19.6.13

Primavera poltrona (ou: é a vingança dos “alemães”)


In http://jornalcidade.uol.com.br/fotos/Tempo/fotos_05071231.jpg
Não é por falta de assunto, que se costuma dizer que quando a conversa é sobre o tempo é porque não há mais assunto para servir de fermento à conversa. Mas a visitação de ar polar (explicação do meteorologista de serviço), que deixou uma chuva própria de novembro e até neve nos mais altos promontórios da serra da Estrela (neve em junho!), dá que pensar. A primavera anda poltrona (feminino de poltrão). Na sua imensa preguiça, contaminada pelas aragens ventadas desde as longínquas latitudes árticas, a primavera sentou-se na poltrona e, de braços recostados nos forros laterais, vai-se indo embora a outorgar o outono ao verão que vem daí a um nada.

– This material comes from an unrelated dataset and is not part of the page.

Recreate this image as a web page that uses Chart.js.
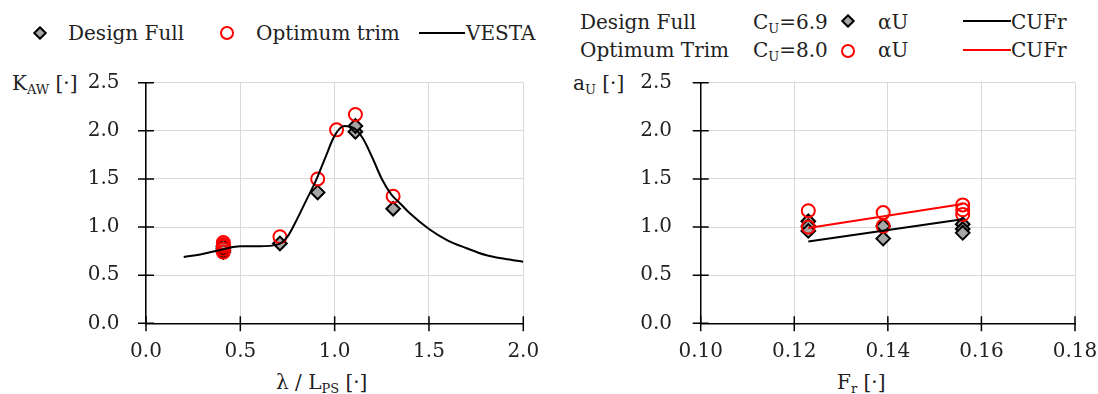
<!DOCTYPE html>
<html>
<head>
<meta charset="utf-8">
<script src="https://cdn.jsdelivr.net/npm/chart.js@4.4.1/dist/chart.umd.min.js"></script>
<style>
  html, body { margin: 0; padding: 0; background: #fff; }
  #wrap { position: relative; width: 1098px; height: 394px; overflow: hidden;
          font-family: "DejaVu Serif", serif; font-size: 20px; color: #222; }
  .t { position: absolute; white-space: nowrap; line-height: 20px; height: 20px; }
  .t sub { font-size: 13px; vertical-align: -4px; line-height: 0; }
  .dia { position: absolute; width: 10px; height: 10px; box-sizing: border-box;
         border: 2px solid #000; background: #a6a6a6; transform: rotate(45deg); }
  .cir { position: absolute; width: 14px; height: 14px; box-sizing: border-box;
         border: 2px solid #ff0000; border-radius: 50%; }
  .ln { position: absolute; height: 2px; }
  canvas { position: absolute; }
</style>
</head>
<body>
<div id="wrap">
  <!-- legende esquerda -->
  <div class="dia" style="left:34.5px; top:28px"></div>
  <div class="t" style="left:68px; top:23px">Design Full</div>
  <div class="cir" style="left:219.5px; top:26px"></div>
  <div class="t" style="left:256px; top:23px">Optimum trim</div>
  <div class="ln" style="left:419px; top:32px; width:46px; background:#000"></div>
  <div class="t" style="left:466px; top:23px">VESTA</div>

  <!-- legende direita -->
  <div class="t" style="left:580px; top:12px">Design Full</div>
  <div class="t" style="left:753px; top:12px">C<sub>U</sub>=6.9</div>
  <div class="dia" style="left:843px; top:16px"></div>
  <div class="t" style="left:878px; top:12px">αU</div>
  <div class="ln" style="left:963px; top:20px; width:48px; background:#000"></div>
  <div class="t" style="left:1011px; top:12px">CUFr</div>

  <div class="t" style="left:580px; top:40px">Optimum Trim</div>
  <div class="t" style="left:753px; top:40px">C<sub>U</sub>=8.0</div>
  <div class="cir" style="left:841px; top:44px"></div>
  <div class="t" style="left:878px; top:40px">αU</div>
  <div class="ln" style="left:963px; top:49px; width:48px; background:#ff0000"></div>
  <div class="t" style="left:1011px; top:40px">CUFr</div>

  <!-- títulos dos eixos -->
  <div class="t" style="left:12px; top:73px">K<sub>AW</sub> [·]</div>
  <div class="t" style="left:573px; top:73px">a<sub>U</sub> [·]</div>
  <div class="t" style="left:276px; top:372px">λ / L<sub>PS</sub> [·]</div>
  <div class="t" style="left:837px; top:372px">F<sub>r</sub> [·]</div>

  <canvas id="cKaw" width="549" height="324" style="left:0; top:70px"></canvas>
  <canvas id="cAu" width="538" height="324" style="left:560px; top:70px"></canvas>
</div>
<script>
// ---- dados ----
const kawTicksX = [0, 0.5, 1.0, 1.5, 2.0];
const designFullX = [0.41, 0.41, 0.41, 0.41, 0.71, 0.91, 1.11, 1.11, 1.31];
const designFullY = [0.74, 0.76, 0.78, 0.80, 0.83, 1.36, 1.99, 2.05, 1.19];
const optimumX = [0.41, 0.41, 0.41, 0.41, 0.41, 0.71, 0.91, 1.01, 1.11, 1.31];
const optimumY = [0.74, 0.77, 0.80, 0.82, 0.84, 0.90, 1.50, 2.01, 2.17, 1.32];
const vestaX = [0.20, 0.30, 0.41, 0.50, 0.60, 0.70, 0.75, 0.80, 0.85, 0.90, 0.95, 1.00, 1.05,
                1.10, 1.15, 1.20, 1.25, 1.30, 1.35, 1.40, 1.50, 1.60, 1.70, 1.80, 1.90, 2.00];
const vestaY = [0.69, 0.72, 0.77, 0.80, 0.80, 0.82, 0.90, 1.08, 1.28, 1.48, 1.72, 1.95, 2.05,
                2.03, 1.92, 1.72, 1.50, 1.34, 1.24, 1.14, 0.98, 0.86, 0.78, 0.71, 0.67, 0.64];

const auDesignX = [0.123, 0.123, 0.123, 0.139, 0.139, 0.156, 0.156, 0.156];
const auDesignY = [1.06, 1.01, 0.96, 1.01, 0.88, 1.03, 0.98, 0.94];
const auOptX = [0.123, 0.123, 0.139, 0.139, 0.156, 0.156, 0.156];
const auOptY = [1.17, 1.00, 1.15, 1.01, 1.23, 1.18, 1.13];
const cufrDesignX = [0.123, 0.156];
const cufrDesignY = [0.85, 1.08];
const cufrOptX = [0.123, 0.156];
const cufrOptY = [0.99, 1.24];

const pts = (xs, ys) => xs.map((x, i) => ({ x, y: ys[i] }));
const tickFont = { family: 'DejaVu Serif', size: 20 };
const gridColor = '#d9d9d9';

// marcas de escala que cruzam o eixo (como no original)
const crossTicks = {
  id: 'crossTicks',
  beforeDatasetsDraw(chart) {
    const { ctx, chartArea: a, scales: { x, y } } = chart;
    ctx.save();
    ctx.strokeStyle = '#000';
    ctx.lineWidth = 1.5;
    ctx.beginPath();
    y.ticks.forEach(t => { const py = y.getPixelForValue(t.value); ctx.moveTo(a.left - 8, py); ctx.lineTo(a.left + 8, py); });
    x.ticks.forEach(t => { const px = x.getPixelForValue(t.value); ctx.moveTo(px, a.bottom - 7); ctx.lineTo(px, a.bottom + 8); });
    ctx.stroke();
    ctx.restore();
  }
};

// tamanhos fixos dos eixos; zera o padding automático que o Chart.js soma ao ticks.padding
const scalesFor = (xMin, xMax, xStep, xDigits, yAxisW, yPad) => ({
  x: {
    type: 'linear', min: xMin, max: xMax,
    ticks: { stepSize: xStep, callback: v => v.toFixed(xDigits), font: tickFont, color: '#222', padding: 16, maxRotation: 0 },
    grid: { color: gridColor, drawTicks: false },
    border: { color: '#000', width: 1.5 },
    afterFit: s => { s.height = 70.7; s.paddingLeft = 0; s.paddingRight = 0; }
  },
  y: {
    type: 'linear', min: 0, max: 2.5,
    ticks: { stepSize: 0.5, callback: v => v.toFixed(1), font: tickFont, color: '#222', padding: yPad },
    grid: { color: gridColor, drawTicks: false },
    border: { color: '#000', width: 1.5 },
    afterFit: s => { s.width = yAxisW; s.paddingTop = 0; s.paddingBottom = 0; }
  }
});

const baseOpts = (padRight, scales) => ({
  responsive: false, animation: false,
  layout: { padding: { top: 12.7, right: padRight, left: 0, bottom: 0 } },
  plugins: { legend: { display: false }, tooltip: { enabled: false } },
  scales
});

new Chart(document.getElementById('cKaw'), {
  type: 'scatter',
  data: { datasets: [
    { label: 'VESTA', data: pts(vestaX, vestaY), showLine: true, borderColor: '#000', borderWidth: 2,
      pointRadius: 0, cubicInterpolationMode: 'monotone', order: 1 },
    { label: 'Optimum trim', data: pts(optimumX, optimumY), pointStyle: 'circle', pointRadius: 6.5,
      borderColor: '#ff0000', borderWidth: 2, backgroundColor: 'rgba(0,0,0,0)', order: 2 },
    { label: 'Design Full', data: pts(designFullX, designFullY), pointStyle: 'rectRot', pointRadius: 6.8,
      borderColor: '#000', borderWidth: 2, backgroundColor: '#a6a6a6', order: 3 }
  ] },
  options: baseOpts(25.7, scalesFor(kawTicksX[0], kawTicksX[kawTicksX.length - 1], 0.5, 1, 146, 26.5)),
  plugins: [crossTicks]
});

new Chart(document.getElementById('cAu'), {
  type: 'scatter',
  data: { datasets: [
    { label: 'CUFr design', data: pts(cufrDesignX, cufrDesignY), showLine: true, borderColor: '#000',
      borderWidth: 2, pointRadius: 0, order: 1 },
    { label: 'CUFr optimum', data: pts(cufrOptX, cufrOptY), showLine: true, borderColor: '#ff0000',
      borderWidth: 2, pointRadius: 0, order: 1 },
    { label: 'αU optimum', data: pts(auOptX, auOptY), pointStyle: 'circle', pointRadius: 6.5,
      borderColor: '#ff0000', borderWidth: 2, backgroundColor: 'rgba(0,0,0,0)', order: 2 },
    { label: 'αU design', data: pts(auDesignX, auDesignY), pointStyle: 'rectRot', pointRadius: 6.8,
      borderColor: '#000', borderWidth: 2, backgroundColor: '#a6a6a6', order: 3 }
  ] },
  options: baseOpts(23, scalesFor(0.10, 0.18, 0.02, 2, 140.7, 28.7)),
  plugins: [crossTicks]
});
</script>
</body>
</html>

Em contrapartida, as notícias anunciam que as temperaturas estivais estacionaram no centro da Europa. Países que nos invejam pelo clima que cheira a exotismo andam aflitos com mais de trinta graus. Talvez seja uma vingança ensaboada pelos “alemães” (o estereótipo para o malévolo que existe na Europa) sobre os latinos. Mas é uma vingança que se escorraça para cima dos “alemães” que, coitados, não estão habituados a sofrer tanta canícula ainda nem o verão dobrou o equinócio respetivo. Pois não se diz por aí que os “alemães” nos consideram, latinos, preguiçosos? E que essa preguiça está para os latinos como o calor tórrido está para o verão mediterrânico?
Já que estamos em crise, e daquelas que se arrasta pelo lodo como fazem os rodovalhos que não saem do fundo do mar, os “alemães” encomendaram serviço generoso ao patrono do clima. Mandaram servir primavera poltrona e, diz-se por entre especulação em contramão com a ciência, um verão com chuva a mais e calor a menos. Ao menos os latinos não vão sufocar com o calor abrasador. Não teremos desculpa para a má figura nas comparações da produtividade. Os “alemães” é que a sabem toda: a encomenda de uma primavera preguiçosa e de um verão sisudo é a oferenda aos latinos mergulhados na crise teimosa. Os latinos estarão mais dispostos a trabalhar, uma vez que o calor não os vai distrair.
(E as distrações correm por conta da criatividade: ele é a temperatura elevada que torna madraça a capacidade de trabalho; ele são as cervejas que aplacam o calor, mas açambarcam a lucidez que se quer para o trabalho; ele são as colegas de trabalho que envergam trajes aligeirados, deixando as curvas mais à mostra, com os custos no tempo que os marialvas dedicam a apreciar os contornos corporais e deixam hipotecado ao labor que se lhes paga.)
Mas a vingança pode estar do avesso. Já que os “alemães” nos insultam na exata medida do verão a mais, afinal o patrono do clima, solidário com os padecimentos dos latinos (da canícula e dos sacrifícios da crise) mexeu cordelinhos para as massas de ar se desviarem a preceito. Que é para os “alemães” saberem o que sofremos durante o verão inteiro. Para deixarem de nos chamar as coisas feias que chamam. E – que sabe? – um clima do avesso, com o norte a saborear o tempo do sul e o sul a experimentar a teimosia de um outono metido primavera adentro, não seja o cimento da solidariedade que falta na Europa.